Appartenant au genre du théâtre chanté (L’Opéra de Quat’Sous n’est que modérément joué sur les grandes scènes lyriques), l’œuvre est souvent considérée comme l’une des premières comédies musicales en Europe. Sur la piste aux étoiles, évoluent ainsi en toute logique des comédiens-chanteurs et non des artistes lyriques. Alors que le compositeur exigeait des interprètes capables d’assumer les difficultés vocales de sa musique, nous ne sommes pas sure que cette distribution ait relevé ce défi, à l’image de Nicole Croisille et Patrick Zimmermann en Madame et Monsieur Peachum. Le couple dégoulinant de gouaille et de perversité, est homogène autant dans ses défauts que ses qualités. Leur timbre de voix est totalement adapté à cet univers. La diction est excellente, le chanté/parlé pleinement respecté. Mais tout ceci ne nous fera pas oublier leur justesse trop souvent approximative avec un Patrick Zimmermann marquant de manière bien trop prononcée les fins de phrases, alourdissant ainsi son chant bien plus qu’il ne faudrait (c’est en français mais tout de même !).
© Fredericstephan
Malheureusement, ce n’est pas avec Clément Chébli (Filch) et le reste des brigands que la troupe remontera la pente. Leur jeu (je surjoue, tu surjoues, il surjoue, nous surjouons…) comme leur chant ne disposent d’aucune nuance, « la chanson de noces » de ces quatre gangsters étant particulièrement criarde. Seul Josselin Michalon tire son épingle du jeu par une interprétation juste qui ne permettra pas malgré tout de faire revenir ses compères à la raison. Flore Boixel (Jenny) et Marc Schapira (Brown) proposent quant à eux une performance somme toute honorable. Alors que la première maitrise la technique caractéristique des chanteuses du cabaret populaire, l’on ressent parfois chez le second les limites de son chef policier véreux.

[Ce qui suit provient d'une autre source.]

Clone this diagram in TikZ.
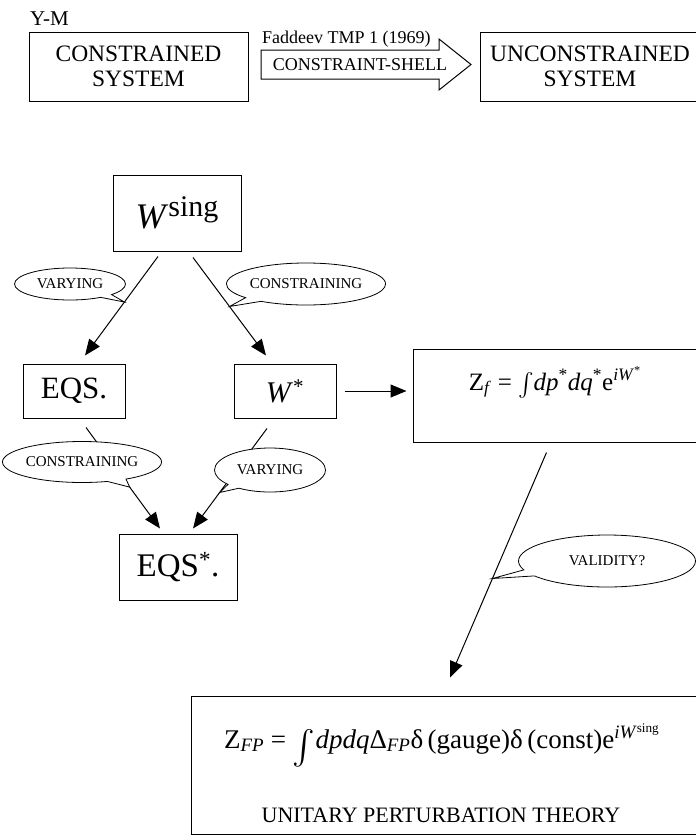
\documentclass[tikz,border=0pt]{standalone}
\usepackage{graphicx}
\usepackage{fontspec}
\setmainfont{Liberation Serif}
\usetikzlibrary{shapes.callouts,arrows.meta,calc}
\newcommand\myint[2]{\raisebox{-#2}{\resizebox*{!}{#1}{\raisebox{\depth}{$\int$}}}}
\begin{document}
\begin{tikzpicture}[x=1pt,y=-1pt,
  box/.style={draw,line width=1pt,inner sep=0pt,align=center},
  arr/.style={line width=1pt,-{Triangle[length=16pt,width=13pt]}},
  bubble/.style={ellipse callout,draw,fill=white,line width=0.8pt,inner sep=0pt,font=\fontsize{15}{18}\selectfont},
  big/.style={font=\fontsize{23.5}{25}\selectfont}]
\useasboundingbox (0,0) rectangle (696,836);

\node[anchor=base west,inner sep=0pt,font=\fontsize{21}{21}\selectfont] (ym) at (30,25) {Y-M};
\node[box,big,minimum width=219pt,minimum height=69pt] (cs) at (138.5,66.5) {CONSTRAINED\\SYSTEM};
\node[box,big,minimum width=220pt,minimum height=69pt] (us) at (590,66.5) {UNCONSTRAINED\\SYSTEM};

\draw[line width=1pt] (261,50) -- (439,50) -- (439,39) -- (471,64.5) -- (439,90) -- (439,79) -- (261,79) -- cycle;
\node[font=\fontsize{18}{18}\selectfont] (shell) at (360,65) {CONSTRAINT-SHELL};
\node[anchor=base west,inner sep=0pt,font=\fontsize{18}{18}\selectfont] (fad) at (262,43) {Faddeev TMP 1 (1969)};

\node[box,minimum width=128pt,minimum height=76pt] (wsing) at (177,213) {\fontsize{36}{36}\selectfont\textit{W}\raisebox{12pt}{\fontsize{30}{30}\selectfont sing}};
\node[box,minimum width=102pt,minimum height=54pt,font=\fontsize{31}{31}\selectfont] (eqs) at (74,391) {EQS.};
\node[box,minimum width=102pt,minimum height=54pt,font=\fontsize{30}{30}\selectfont] (wst) at (285,391) {\textit{W}\textsuperscript{*}};
\node[box,minimum width=118pt,minimum height=66pt,font=\fontsize{33}{33}\selectfont] (eqst) at (178,567) {EQS\textsuperscript{*}.};

\node[box,minimum width=287pt,minimum height=93pt] (zf) at (556.5,395.5) {};
\node[anchor=base,font=\fontsize{25}{25}\selectfont] (zft) at (555,390) {Z\textsubscript{\textit{f}} = \myint{1.1em}{0.4em}\textit{dp}\textsuperscript{*}\textit{dq}\textsuperscript{*}e\textsuperscript{\textit{iW}\textsuperscript{*}}};

\node[box,minimum width=509pt,minimum height=138pt] (fp) at (445.5,765) {};
\node[anchor=base,font=\fontsize{27}{27}\selectfont] (fpt) at (442,748) {Z\textsubscript{\textit{FP}} = \myint{1.48em}{0.78em}\textit{dpdq}Δ\textsubscript{\textit{FP}}δ\,(gauge)δ\,(const)e\textsuperscript{\textit{iW}\textsuperscript{sing}}};
\node[anchor=base,font=\fontsize{22}{22}\selectfont] (upt) at (441,822) {UNITARY PERTURBATION THEORY};

\coordinate (a1s) at ($(wsing.south)+(-19,5)$);
\coordinate (a1e) at ($(eqs.north)+(11,-8)$);
\coordinate (a2s) at ($(wsing.south)+(16,6)$);
\coordinate (a2e) at ($(wst.north)+(-19,-8)$);
\coordinate (a3s) at ($(eqs.south)+(12,9)$);
\coordinate (a3e) at ($(eqst.north)+(-18,-5)$);
\coordinate (a4s) at ($(wst.south)+(-18,10)$);
\coordinate (a4e) at ($(eqst.north)+(15,-5)$);
\coordinate (a5s) at ($(zf.south)+(-10,10)$);
\coordinate (a5e) at ($(fp.north)+(4.5,-18)$);
\draw[arr] (a1s) -- (a1e);
\draw[arr] (a2s) -- (a2e);
\draw[arr] (a3s) -- (a3e);
\draw[arr] (a4s) -- (a4e);
\draw[arr] (a5s) -- (a5e);
\draw[arr,shorten <=8pt,shorten >=6pt] (wst.east) -- (wst.east -| zf.west);

\node[bubble,minimum width=111pt,minimum height=32pt,callout absolute pointer={($(a1s)!0.46!(a1e)$)}] (c1) at (70,284) {VARYING};
\node[bubble,minimum width=145pt,minimum height=42pt,callout absolute pointer={($(a2s)!0.5!(a2e)$)}] (c2) at (306,284) {CONSTRAINING};
\node[bubble,minimum width=146pt,minimum height=41pt,callout absolute pointer={($(a3s)!0.59!(a3e)$)}] (c3) at (82,462) {CONSTRAINING};
\node[bubble,minimum width=111pt,minimum height=44pt,callout absolute pointer={($(a4s)!0.64!(a4e)$)}] (c4) at (270,470) {VARYING};
\node[bubble,minimum width=177pt,minimum height=52pt,callout absolute pointer={($(a5s)!0.56!(a5e)$)}] (c5) at (607,561) {VALIDITY?};
\end{tikzpicture}
\end{document}
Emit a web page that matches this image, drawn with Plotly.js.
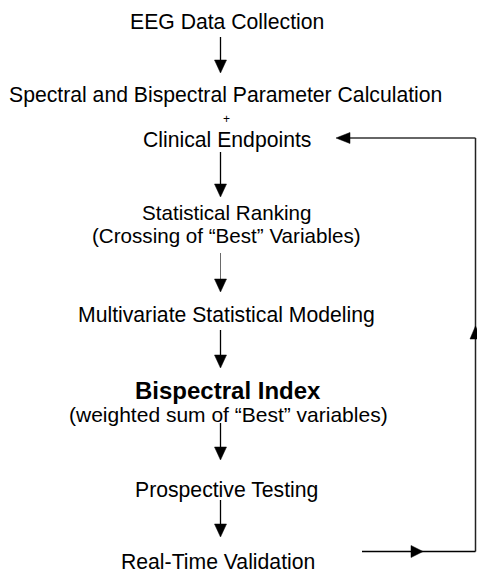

Tel un lion en cage, Eric Pérez (Mackeath) offre une belle intensité dramatique dans la « ballade de Mackie-le-Surin ». Séducteur (il n’arrête pas de peloter allégrement chaque femme qu’il rencontre), cynique et tyrannique, le comédien expose une belle palette de jeu à travers un timbre clair et une projection assurée. Seules, Anandha Seethanen (Polly) et Sarah Lazerges (Lucy) se démarquent d’une distribution globalement décevante. On applaudit le parfait numéro d’équilibriste de la première, entre une voix profonde et ample d’une chanteuse de guinguette dans « Jenny la pirate » ̶ chef d’œuvre de la chanson de cabaret qui nous surprendra toujours par sa vigueur rythmique et son grand raffinement de la ligne mélodique ; et une volubile finesse notamment dans les aigus au moment de son duo d’amour avec Mackeath. Alors que son visage manque d’expressivité en début de soirée, sa prestation scénique est particulièrement aboutie par la suite. Constante dans sa prestation, Sarah Lazerges est une formidable actrice, talent complété par une projection franche, des aigus clairs et de belles nuances. Les deux femmes nous offriront le meilleur moment de la soirée avec le célèbre crêpage de chignons entre Polly et Lucy (duo de la jalousie) grâce à un jeu vif, incisif et un chant parfaitement maitrisé.
Tout en prenant le risque de tenir le rôle du sixième brigand, Manuel Peskine, par sa direction, permet amplement de savourer les rythmes modernes du boston, du foxtrot ou du tango qui se baladent dans la partition. Le petit ensemble orchestral (9 musiciens) swingue certainement autant que les musiciens du Lewis-Ruth-Band de la première version de Weill, dirigé tout comme ce soir par un pianiste « jazzy. » Cette fougue musicale ne permettra pas toutefois au plus grand succès de la République de Weimar, de devenir pour nous celui du festival lyrique de Saint-Céré.